Dhoke Khabba (literal meaning "The Town on the Left") is a neighbourhood and a Union Council of Rawalpindi City located in the heart of Rawalpindi City, in close proximity to Murree Road and next to Pakistan Air Force (PAF) Noor Khan Base. It has many old homes of pre-partition era of the Indian subcontinent. Nearby main bus stop is Committee Chowk. Noorani and Chup Shah are famous mosques.

Although many college level educational institutes are present in close proximity of this area, literacy rate here remains quiet low. Most of the people here manage their own small businesses and some of them are living abroad i.e. in Australia, UK, Sweden, Germany, Dubai, and Saudi Arabia.
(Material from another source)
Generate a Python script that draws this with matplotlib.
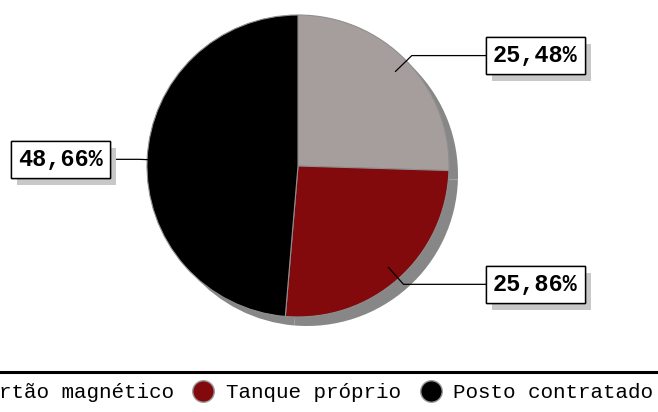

Dhoke Khabba has a famous Sunday market (Itwar Bazaar) near the old Kahakshan cinema. Famous adjacent areas are Dhoke Farman Ali, Dhoke Elahi Baksh, Arya Mohallah.

Dhoke Khabba is connected via Rawal Road and Murree Road. It consists of several streets. It is also known for its graveyard. It also adjoins Mukha Singh-a sub constituent of Dhoke Khabba- which includes a park. 

Near Dhoke khabba is Rawalpindi Institute of Cardiology inaugurated by Mian Muhammad Shahbaz Sharif in 2010.